We were refugees; Torah tells us so. We were the ones who ended up wandering from place to place in search of home. We were the ones living in vast tent cities on other peoples’ outskirts. “Not in my backyard,” said the king of Moab to the Israelite tent city, and he sent a sorceror to curse our people. But that sorceror, upon opening his mouth instead poured forth blessing, saying Mah tovu ohaleykha Ya’akov, mishk’noteykha Yisrael. “How beautiful is your tent city, O Jacob. Your sacred resilience, O Israel!”
Since that mythic time, we have been refugees many times. From the Land of Israel. From Spain. From England. From every principality of Germany. From Europe as a whole. Refugees again and again. Almost like it’s in our blood.
So we name this not only Shabbat Shirah, but Refugee Shabbat, to help us renew our compassion and empathy for the refugees who are right now lodging in tent cities and crossing great waters and wandering from place to place in search of home. We were refugees too. They are our story rewritten in the present tense.
We ask that our service be in itself a prayer that the refugees of this moment, fleeing war and famine and persecution, that they might all be delivered into safety. That the nations of the world receive them. That the bodies politic of this planet change because of the new languages and cultures, and that those changes make them more loving and more understanding than they were before.

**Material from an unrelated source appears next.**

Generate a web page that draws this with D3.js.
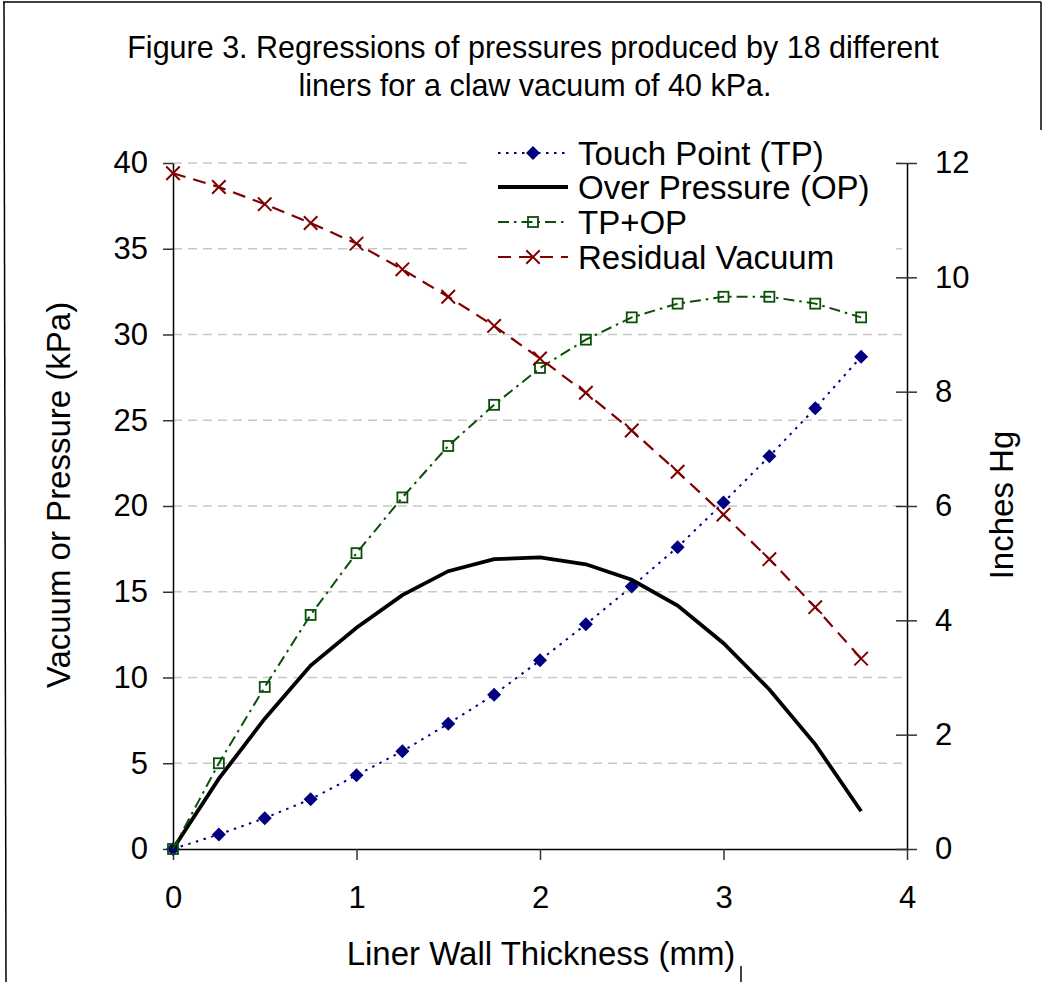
<!DOCTYPE html>
<html>
<head>
<meta charset="utf-8">
<script src="https://cdn.jsdelivr.net/npm/d3@7"></script>
<style>
  body { margin: 0; background: #fff; }
  text { font-family: Arial, "Liberation Sans", sans-serif; fill: #000; }
</style>
</head>
<body>
<div id="viz-container"></div>
<script>

// values (kPa) at each liner wall thickness (mm)
let thickness = [0, 0.25, 0.5, 0.75, 1, 1.25, 1.5, 1.75, 2, 2.25, 2.5, 2.75, 3, 3.25, 3.5, 3.75];
let touchPoint = [0, 0.85, 1.8, 2.9, 4.3, 5.7, 7.3, 9.0, 11.0, 13.1, 15.3, 17.6, 20.2, 22.9, 25.7, 28.7];
let overPressure = [0, 4.1, 7.6, 10.7, 12.9, 14.8, 16.2, 16.9, 17.0, 16.6, 15.7, 14.2, 12.0, 9.3, 6.1, 2.2];
let tpPlusOp = [0, 5.0, 9.45, 13.65, 17.25, 20.5, 23.5, 25.9, 28.05, 29.7, 31.0, 31.8, 32.2, 32.2, 31.8, 31.0];
let residualVacuum = [39.4, 38.6, 37.6, 36.5, 35.3, 33.8, 32.2, 30.5, 28.6, 26.6, 24.4, 22.0, 19.5, 16.9, 14.1, 11.1];

let xTicks = [0, 1, 2, 3, 4];
let kpaTicks = [0, 5, 10, 15, 20, 25, 30, 35, 40];
let inHgTicks = [0, 2, 4, 6, 8, 10, 12];

let seriesNames = ["Touch Point (TP)", "Over Pressure (OP)", "TP+OP", "Residual Vacuum"];

let viz = d3.select("#viz-container")
              .append("svg")
                .attr("width", 1044)
                .attr("height", 982)
;

// frame of the figure
viz.append("line").attr("x1", 3).attr("y1", 2).attr("x2", 1041).attr("y2", 2)
   .attr("stroke", "#000").attr("stroke-width", 1.5);
viz.append("line").attr("x1", 4).attr("y1", 2).attr("x2", 6).attr("y2", 982)
   .attr("stroke", "#000").attr("stroke-width", 1.5);
viz.append("line").attr("x1", 1041).attr("y1", 2).attr("x2", 1041).attr("y2", 130)
   .attr("stroke", "#000").attr("stroke-width", 1.5);
viz.append("line").attr("x1", 741).attr("y1", 966).attr("x2", 741).attr("y2", 982)
   .attr("stroke", "#000").attr("stroke-width", 1.5);

let plotLeft = 173, plotRight = 907, plotTop = 163, plotBottom = 849;

let x = d3.scaleLinear().domain([0, 4]).range([plotLeft, plotRight]);
let y = d3.scaleLinear().domain([0, 40]).range([plotBottom, plotTop]);
let yRight = d3.scaleLinear().domain([0, 12]).range([plotBottom, plotTop]);

// title
viz.append("text").attr("x", 533).attr("y", 58).attr("text-anchor", "middle")
   .attr("font-size", 30.5)
   .text("Figure 3. Regressions of pressures produced by 18 different");
viz.append("text").attr("x", 535).attr("y", 96).attr("text-anchor", "middle")
   .attr("font-size", 30.5)
   .text("liners for a claw vacuum of 40 kPa.");

// gridlines
viz.append("g").selectAll("line").data(kpaTicks.filter(d => d > 0)).enter().append("line")
   .attr("x1", plotLeft).attr("x2", plotRight)
   .attr("y1", d => y(d)).attr("y2", d => y(d))
   .attr("stroke", "#c8c8c8").attr("stroke-width", 1.5)
   .attr("stroke-dasharray", "9,6");

// axes
function styleAxis(g){
  g.selectAll("path").attr("stroke", "#000").attr("stroke-width", 1.5);
  g.selectAll("line").attr("stroke", "#333").attr("stroke-width", 1.5);
  g.selectAll("text").attr("font-size", 31).attr("fill", "#000")
    .attr("font-family", 'Arial, "Liberation Sans", sans-serif');
}

let yAxis = viz.append("g").attr("transform", "translate(" + plotLeft + ",0)")
   .call(d3.axisLeft(y).tickValues(kpaTicks).tickSize(10).tickSizeOuter(0).tickPadding(15))
   .call(styleAxis);

let xAxis = viz.append("g").attr("transform", "translate(0," + plotBottom + ")")
   .call(d3.axisBottom(x).tickValues(xTicks).tickFormat(d3.format("d")).tickSize(11).tickSizeOuter(0).tickPadding(26))
   .call(styleAxis);

let rAxis = viz.append("g").attr("transform", "translate(" + plotRight + ",0)")
   .call(d3.axisRight(yRight).tickValues(inHgTicks).tickSize(10).tickSizeOuter(0).tickPadding(18))
   .call(styleAxis);
rAxis.selectAll(".tick line").attr("x1", -11);

viz.append("text")
   .attr("transform", "translate(70,495) rotate(-90)")
   .attr("text-anchor", "middle").attr("font-size", 33)
   .text("Vacuum or Pressure (kPa)");

viz.append("text")
   .attr("transform", "translate(1013,505) rotate(-90)")
   .attr("text-anchor", "middle").attr("font-size", 33)
   .text("Inches Hg");

viz.append("text").attr("x", 541).attr("y", 965).attr("text-anchor", "middle")
   .attr("font-size", 33)
   .text("Liner Wall Thickness (mm)");

// series lines
function linePath(values){
  return d3.line().x((d, i) => x(thickness[i])).y(d => y(d))(values);
}

let styles = [
  {color: "#000080", width: 2, dash: "2.5,5.5"},
  {color: "#000000", width: 3.8, dash: null},
  {color: "#0b4f0b", width: 2, dash: "11,5,2.5,5"},
  {color: "#800000", width: 2.2, dash: "13,8"}
];
let allSeries = [touchPoint, overPressure, tpPlusOp, residualVacuum];

let diamond = d3.symbol().type(d3.symbolDiamond2).size(125);
let cross = d3.symbol().type(d3.symbolX).size(120);

function drawMarkers(g, i, px, py){
  if (i == 0) {
    g.append("path").attr("d", diamond()).attr("transform", "translate(" + px + "," + py + ")")
     .attr("fill", "#000080");
  } else if (i == 2) {
    g.append("rect").attr("x", px - 5).attr("y", py - 5).attr("width", 10).attr("height", 10)
     .attr("fill", "none").attr("stroke", "#0b4f0b").attr("stroke-width", 1.8);
  } else if (i == 3) {
    g.append("path").attr("d", cross()).attr("transform", "translate(" + px + "," + py + ")")
     .attr("fill", "none").attr("stroke", "#800000").attr("stroke-width", 2);
  }
}

allSeries.forEach(function(values, i){
  let g = viz.append("g");
  g.append("path").attr("d", linePath(values))
   .attr("fill", "none").attr("stroke", styles[i].color)
   .attr("stroke-width", styles[i].width)
   .attr("stroke-dasharray", styles[i].dash);
  values.forEach(function(v, j){
    drawMarkers(g, i, x(thickness[j]), y(v));
  });
});

// legend
viz.append("rect").attr("x", 472).attr("y", 132).attr("width", 424).attr("height", 148).attr("fill", "#fff");

let legendY = [153, 187, 222, 257];
seriesNames.forEach(function(name, i){
  let g = viz.append("g");
  g.append("line").attr("x1", 498).attr("x2", 568)
   .attr("y1", legendY[i]).attr("y2", legendY[i])
   .attr("stroke", styles[i].color).attr("stroke-width", i == 1 ? 4 : styles[i].width)
   .attr("stroke-dasharray", styles[i].dash);
  drawMarkers(g, i, 533, legendY[i]);
  g.append("text").attr("x", 578).attr("y", legendY[i] + 12)
   .attr("font-size", 33).text(name);
});

</script>
</body>
</html>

We pray tonight that all who are homeless and stateless safely reach the other side of the Red Sea that they are still crossing. So that they too may soon sing, Mi khamokha ba’eylim Adonai, “Who is like You, Adonai, who has plucked me out of danger, out of the narrow place, out of Pharaoh’s vice-like grip, and who has delivered me to safety, to an unexpected place I can now call home.”